@FRANK When doing long intervals like sweet spot or tempo and your HR drifts outside the zone in the latter end of the workout, what should one be doing, maintain the power zone or drop the power to maintain the zone with HR?
I think first @ryanolson you want to determine why you are getting heart rate drift and that will determine what if anything to do about it .
Would require us to go in a look at your data otherwise the answer is just a guess.
Let us know the ‘why’ first - let’s start there
That is tough to answer, maybe just accumulative fatigue over the workout or dehydration due to not drinking as much in the cold or just getting back into shape (yes the ftp was adjusted down). My HR zone for sweet spot is 162-170 bpm and in like a 4x15, I may start to see 172 on sets 3 or 4 with 5 mins to go so I back off a tad, and in sets 1 and 2 would be like 150-165.
As your aerobic engine improves you should see less drift and more consistent heart rate averages between the efforts. Fatigue is most likely cause but also dehydration and heat can be a factor. 4 x 15 minute is a pretty big workout! With a 4 x 15 minute workout from the first interval to the finish of the last one you are nearly 90 minutes of riding and 100 TSS. So that is a good size workload. If you have a really good size base yo would like to see your heart rate not go over sweet spot. 170 bpm being your high end and going up to 172 bpm too drastic.
With a workout like 4 x 15 minutes you don’t need to be at 97% of your FTP for the first intervals. Ride at 92%. If you do 97% for 4 x 15 minute that is approaching a 40km TT effort, of course with a bit of rest. But that is a big effort.

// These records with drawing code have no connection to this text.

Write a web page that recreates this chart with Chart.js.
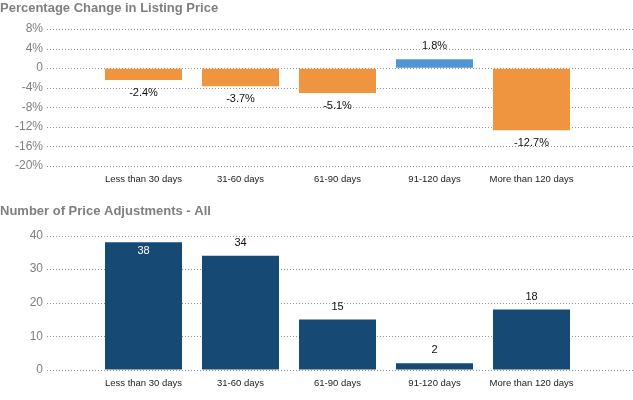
<!DOCTYPE html>
<html>
<head>
<meta charset="utf-8">
<script src="https://cdn.jsdelivr.net/npm/chart.js@4.4.1/dist/chart.umd.min.js"></script>
<style>
  html, body { margin: 0; padding: 0; background: #fff; }
  .box { position: relative; width: 633px; height: 200px; }
</style>
</head>
<body>
<div class="box"><canvas id="pctChart"></canvas></div>
<div class="box"><canvas id="adjChart"></canvas></div>
<script>
/* Two stacked bar charts: % change in listing price, number of price adjustments */
var categories = ["Less than 30 days", "31-60 days", "61-90 days", "91-120 days", "More than 120 days"];
var pctChange = [-2.4, -3.7, -5.1, 1.8, -12.7];
var adjustments = [38, 34, 15, 2, 18];
var pctTicks = [8, 4, 0, -4, -8, -12, -16, -20];
var adjTicks = [40, 30, 20, 10, 0];

var orange = "#f0953f";
var blue = "#5096d2";
var navy = "#164a75";
var gridColor = "#8c9099";
var axisFont = "Liberation Sans, Arial, sans-serif";

// dotted horizontal lines spanning past the plot area, like the original
var dottedGrid = {
  id: "dottedGrid",
  beforeDatasetsDraw: function (chart) {
    var ctx = chart.ctx, y = chart.scales.y;
    ctx.save();
    ctx.strokeStyle = gridColor;
    ctx.lineWidth = 1;
    ctx.setLineDash([1, 2]);
    y.ticks.forEach(function (t) {
      var py = Math.round(y.getPixelForValue(t.value)) + 0.5;
      ctx.beginPath();
      ctx.moveTo(47, py);
      ctx.lineTo(chart.width, py);
      ctx.stroke();
    });
    ctx.restore();
  }
};

var valueLabels = {
  id: "valueLabels",
  afterDatasetsDraw: function (chart, args, opts) {
    var ctx = chart.ctx;
    var meta = chart.getDatasetMeta(0);
    var values = chart.data.datasets[0].data;
    ctx.save();
    ctx.font = "11px " + axisFont;
    ctx.textAlign = "center";
    ctx.textBaseline = "middle";
    meta.data.forEach(function (bar, i) {
      var v = values[i];
      var ty = v < 0 ? bar.y + 13 : bar.y - 13;
      ctx.fillStyle = "#111";
      if (ty - 6 < chart.chartArea.top) { ty = bar.y + 9; ctx.fillStyle = "#fff"; }
      ctx.fillText(opts.fmt(v), bar.x, ty);
    });
    ctx.restore();
  }
};

function barChart(id, values, colors, tickList, title, titlePad, xHeight, fmt) {
  var ctx = document.getElementById(id).getContext("2d");
  return new Chart(ctx, {
    type: "bar",
    data: {
      labels: categories,
      datasets: [{ data: values, backgroundColor: colors, barPercentage: 1, categoryPercentage: 0.794 }]
    },
    options: {
      responsive: true,
      maintainAspectRatio: false,
      animation: false,
      layout: { padding: { left: 0, right: 53, top: 0, bottom: 0 } },
      plugins: {
        legend: { display: false },
        tooltip: { enabled: false },
        title: {
          display: true, text: title, align: "start", color: "#7f7f7f",
          font: { family: axisFont, size: 13, weight: "bold" },
          padding: titlePad
        },
        valueLabels: { fmt: fmt }
      },
      scales: {
        x: {
          grid: { display: false, drawTicks: false },
          border: { display: false },
          ticks: { color: "#222", padding: 8, maxRotation: 0, autoSkip: false, font: { family: axisFont, size: 9.5 } },
          afterFit: function (s) { s.height = xHeight; }
        },
        y: {
          min: tickList[tickList.length - 1],
          max: tickList[0],
          afterBuildTicks: function (s) { s.ticks = tickList.map(function (v) { return { value: v }; }); },
          grid: { display: true, drawOnChartArea: false, drawTicks: true, tickLength: 48, color: "rgba(0,0,0,0)", tickColor: "rgba(0,0,0,0)" },
          border: { display: false },
          ticks: { color: "#7f7f7f", padding: 4, font: { family: axisFont, size: 12 }, callback: fmt.tick },
          afterFit: function (s) { s.width = 95; }
        }
      }
    },
    plugins: [dottedGrid, valueLabels]
  });
}

function pctFmt(v) { return v.toFixed(1) + "%"; }
pctFmt.tick = function (v) { return v === 0 ? "0" : v + "%"; };
function cntFmt(v) { return String(v); }
cntFmt.tick = function (v) { return String(v); };

barChart("pctChart", pctChange,
  pctChange.map(function (v) { return v < 0 ? orange : blue; }),
  pctTicks, "Percentage Change in Listing Price", { top: 1, bottom: 12.4 }, 34, pctFmt);

barChart("adjChart", adjustments, navy,
  adjTicks, "Number of Price Adjustments - All", { top: 4, bottom: 15.9 }, 30, cntFmt);
</script>
</body>
</html>
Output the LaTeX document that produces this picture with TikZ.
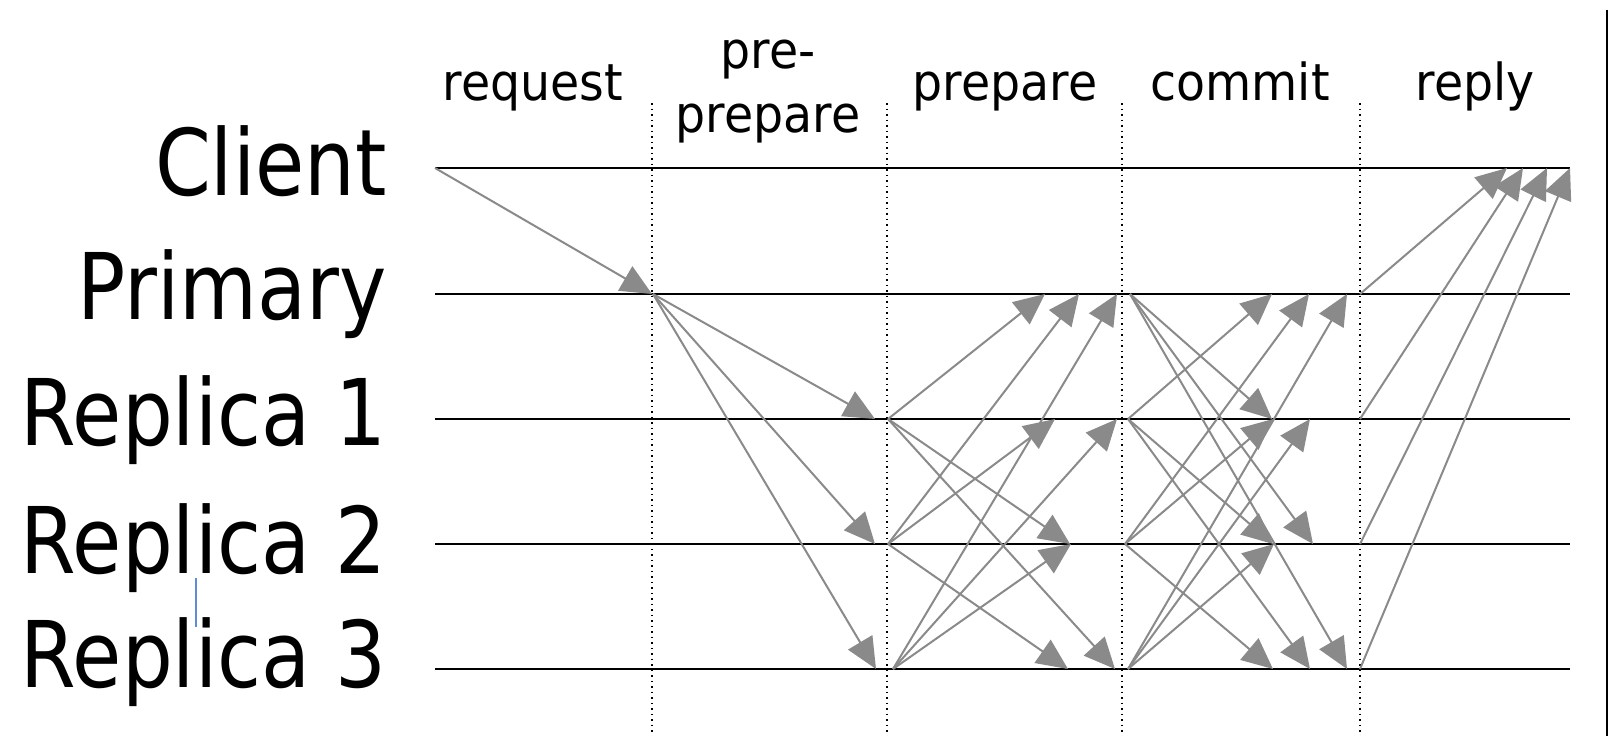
\documentclass[tikz,border=0pt]{standalone}
\usepackage{fontspec}
\usetikzlibrary{arrows.meta}

\newfontfamily\namefont[FakeStretch=0.87]{DejaVu Sans}
\newfontfamily\stepfont[FakeStretch=0.93]{DejaVu Sans}
\definecolor{msggray}{RGB}{138,138,138}
\definecolor{cursorblue}{RGB}{95,140,215}

\begin{document}
\begin{tikzpicture}[x=1pt,y=-1pt,
    proc/.style={anchor=base east,inner sep=0pt,font=\namefont\fontsize{92}{92}\selectfont},
    phase/.style={anchor=base,inner sep=0pt,align=center,font=\stepfont\fontsize{51}{64}\selectfont},
    life/.style={line width=2.4pt},
    sep/.style={line width=1.8pt,dash pattern=on 1.8pt off 3.7pt},
    msg/.style={msggray,line width=2pt,-{Triangle[length=31pt,width=28pt]}}]
  \useasboundingbox (0,0) rectangle (1610,736);

  % process names
  \node[proc] (client)  at (387,195) {Client};
  \node[proc] (primary) at (387,319) {Primary};
  \node[proc] (rep1)    at (387,445) {Replica 1};
  \node[proc] (rep2)    at (387,573) {Replica 2};
  \node[proc] (rep3)    at (387,687) {Replica 3};
  \draw[cursorblue,line width=1.2pt] (196,578) -- (196,627);

  % phase names (two-line node sits on its last line)
  \node[phase] (request) at (533,100)  {request};
  \node[phase] (preprep) at (768,132)  {pre-\\prepare};
  \node[phase] (prepare) at (1005,100) {prepare};
  \node[phase] (commit)  at (1240,100) {commit};
  \node[phase] (reply)   at (1475,100) {reply};

  % phase borders
  \foreach \x in {652,887,1122,1360}
    \draw[sep] (\x,103) -- (\x,736);

  % time lines
  \coordinate (C)  at (435,168);
  \coordinate (P)  at (435,294);
  \coordinate (R1) at (435,419);
  \coordinate (R2) at (435,544);
  \coordinate (R3) at (435,669);
  \foreach \n in {C,P,R1,R2,R3}
    \draw[life] (\n) -- (1570,0 |- \n);

  % messages: sender/x/receiver/x
  \foreach \a/\xa/\b/\xb in {C/435/P/652,
      P/653/R1/875, P/653/R2/875, P/653/R3/876,
      R1/888/P/1045, R1/888/R2/1070, R1/888/R3/1115,
      R2/888/P/1079, R2/888/R1/1055, R2/888/R3/1068,
      R3/893/P/1117, R3/893/R1/1117, R3/893/R2/1071,
      P/1130/R1/1272, P/1130/R2/1313, P/1130/R3/1347,
      R1/1128/P/1272, R1/1128/R2/1273, R1/1128/R3/1310,
      R2/1125/P/1309, R2/1125/R1/1273, R2/1125/R3/1273,
      R3/1128/P/1347, R3/1128/R1/1310, R3/1128/R2/1274,
      P/1360/C/1507, R1/1360/C/1523, R2/1360/C/1547, R3/1360/C/1570}
    \draw[msg] (\xa,0 |- \a) -- (\xb,0 |- \b);

  \draw[line width=2.5pt] (1607,10) -- (1607,736);
\end{tikzpicture}
\end{document}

Again with sweet spot you are looking at getting advance aerobic training. The difference in workload from riding at 92% to 97% in this workout would be 10 TSS, same as 12 minutes of zone 2, so not all that much. The important thing is to do an aerobic workout and if your heart rate starts to drift up over threshold than you are taxing it too much and taking out one of the best benefits of sweet spot training, the ability to recover better since you are under threshold.
Thanks @Jake
If I maintained the same output I probably would have gone higher than 172 so this basically tells me it was right to back off a little once I started to surpass 170. Yeah, I figured it was a getting back into shape thing too. Cool fact on 12 mins of z2 = 5% load increase!